| GIVEN MATERIAL |
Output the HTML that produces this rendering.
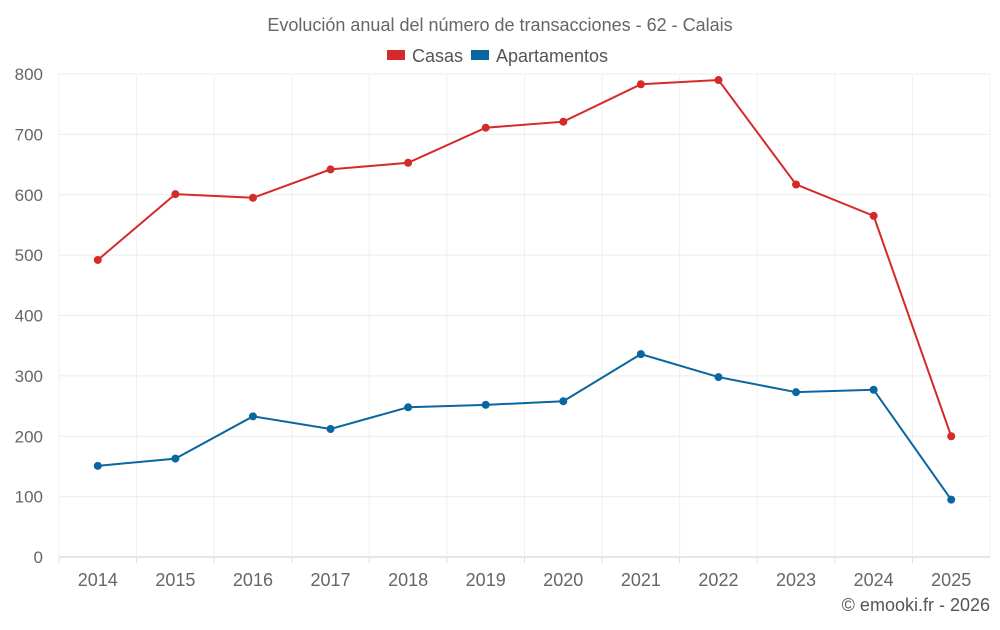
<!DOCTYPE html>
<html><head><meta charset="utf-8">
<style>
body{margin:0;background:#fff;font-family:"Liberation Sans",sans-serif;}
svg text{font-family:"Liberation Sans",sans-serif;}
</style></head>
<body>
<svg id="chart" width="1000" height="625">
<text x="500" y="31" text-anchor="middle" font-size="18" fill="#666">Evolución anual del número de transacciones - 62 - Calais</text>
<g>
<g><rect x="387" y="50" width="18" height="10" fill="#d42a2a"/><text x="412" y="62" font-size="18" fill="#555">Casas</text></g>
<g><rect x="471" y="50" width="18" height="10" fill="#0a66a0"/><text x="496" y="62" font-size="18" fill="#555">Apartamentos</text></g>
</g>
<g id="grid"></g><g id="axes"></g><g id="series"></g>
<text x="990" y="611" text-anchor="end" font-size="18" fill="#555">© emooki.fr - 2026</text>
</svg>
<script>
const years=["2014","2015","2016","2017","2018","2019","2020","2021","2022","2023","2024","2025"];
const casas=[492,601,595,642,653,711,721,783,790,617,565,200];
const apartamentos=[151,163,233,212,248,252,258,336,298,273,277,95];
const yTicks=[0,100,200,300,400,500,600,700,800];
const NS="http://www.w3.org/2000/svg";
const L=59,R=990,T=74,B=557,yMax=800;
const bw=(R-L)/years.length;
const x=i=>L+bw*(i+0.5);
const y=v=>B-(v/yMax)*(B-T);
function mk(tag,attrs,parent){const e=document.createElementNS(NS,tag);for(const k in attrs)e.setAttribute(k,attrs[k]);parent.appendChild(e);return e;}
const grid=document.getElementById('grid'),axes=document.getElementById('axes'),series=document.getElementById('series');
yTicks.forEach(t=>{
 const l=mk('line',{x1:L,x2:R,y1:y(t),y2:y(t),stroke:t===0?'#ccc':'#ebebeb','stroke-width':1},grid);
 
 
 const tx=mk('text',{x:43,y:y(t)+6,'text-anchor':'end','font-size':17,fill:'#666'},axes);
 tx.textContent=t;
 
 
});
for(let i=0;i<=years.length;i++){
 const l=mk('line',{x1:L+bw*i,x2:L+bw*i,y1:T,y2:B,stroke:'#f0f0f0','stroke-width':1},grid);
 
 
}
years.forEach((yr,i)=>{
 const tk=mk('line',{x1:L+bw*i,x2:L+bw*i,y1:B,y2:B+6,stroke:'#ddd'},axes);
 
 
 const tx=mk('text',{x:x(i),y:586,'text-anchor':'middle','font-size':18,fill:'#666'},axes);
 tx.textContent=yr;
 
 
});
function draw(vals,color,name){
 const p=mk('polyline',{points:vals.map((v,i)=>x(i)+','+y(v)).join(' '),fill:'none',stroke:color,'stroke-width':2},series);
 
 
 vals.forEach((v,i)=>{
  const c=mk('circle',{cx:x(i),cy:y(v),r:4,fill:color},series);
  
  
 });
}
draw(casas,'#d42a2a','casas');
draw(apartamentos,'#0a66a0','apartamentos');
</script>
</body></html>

| STATED PROBLEM |
Copy all the lines of data exactly as they appear, dropping any images.

| FULL RESPONSE |
Output the HTML that produces this rendering.
<!DOCTYPE html>
<html><head><meta charset="utf-8">
<style>
body{margin:0;background:#fff;font-family:"Liberation Sans",sans-serif;}
svg text{font-family:"Liberation Sans",sans-serif;}
</style></head>
<body>
<svg id="chart" width="1000" height="625">
<text x="500" y="31" text-anchor="middle" font-size="18" fill="#666">Evolución anual del número de transacciones - 62 - Calais</text>
<g>
<g><rect x="387" y="50" width="18" height="10" fill="#d42a2a"/><text x="412" y="62" font-size="18" fill="#555">Casas</text></g>
<g><rect x="471" y="50" width="18" height="10" fill="#0a66a0"/><text x="496" y="62" font-size="18" fill="#555">Apartamentos</text></g>
</g>
<g id="grid"></g><g id="axes"></g><g id="series"></g>
<text x="990" y="611" text-anchor="end" font-size="18" fill="#555">© emooki.fr - 2026</text>
</svg>
<script>
const years=["2014","2015","2016","2017","2018","2019","2020","2021","2022","2023","2024","2025"];
const casas=[492,601,595,642,653,711,721,783,790,617,565,200];
const apartamentos=[151,163,233,212,248,252,258,336,298,273,277,95];
const yTicks=[0,100,200,300,400,500,600,700,800];
const NS="http://www.w3.org/2000/svg";
const L=59,R=990,T=74,B=557,yMax=800;
const bw=(R-L)/years.length;
const x=i=>L+bw*(i+0.5);
const y=v=>B-(v/yMax)*(B-T);
function mk(tag,attrs,parent){const e=document.createElementNS(NS,tag);for(const k in attrs)e.setAttribute(k,attrs[k]);parent.appendChild(e);return e;}
const grid=document.getElementById('grid'),axes=document.getElementById('axes'),series=document.getElementById('series');
yTicks.forEach(t=>{
 const l=mk('line',{x1:L,x2:R,y1:y(t),y2:y(t),stroke:t===0?'#ccc':'#ebebeb','stroke-width':1},grid);
 
 
 const tx=mk('text',{x:43,y:y(t)+6,'text-anchor':'end','font-size':17,fill:'#666'},axes);
 tx.textContent=t;
 
 
});
for(let i=0;i<=years.length;i++){
 const l=mk('line',{x1:L+bw*i,x2:L+bw*i,y1:T,y2:B,stroke:'#f0f0f0','stroke-width':1},grid);
 
 
}
years.forEach((yr,i)=>{
 const tk=mk('line',{x1:L+bw*i,x2:L+bw*i,y1:B,y2:B+6,stroke:'#ddd'},axes);
 
 
 const tx=mk('text',{x:x(i),y:586,'text-anchor':'middle','font-size':18,fill:'#666'},axes);
 tx.textContent=yr;
 
 
});
function draw(vals,color,name){
 const p=mk('polyline',{points:vals.map((v,i)=>x(i)+','+y(v)).join(' '),fill:'none',stroke:color,'stroke-width':2},series);
 
 
 vals.forEach((v,i)=>{
  const c=mk('circle',{cx:x(i),cy:y(v),r:4,fill:color},series);
  
  
 });
}
draw(casas,'#d42a2a','casas');
draw(apartamentos,'#0a66a0','apartamentos');
</script>
</body></html>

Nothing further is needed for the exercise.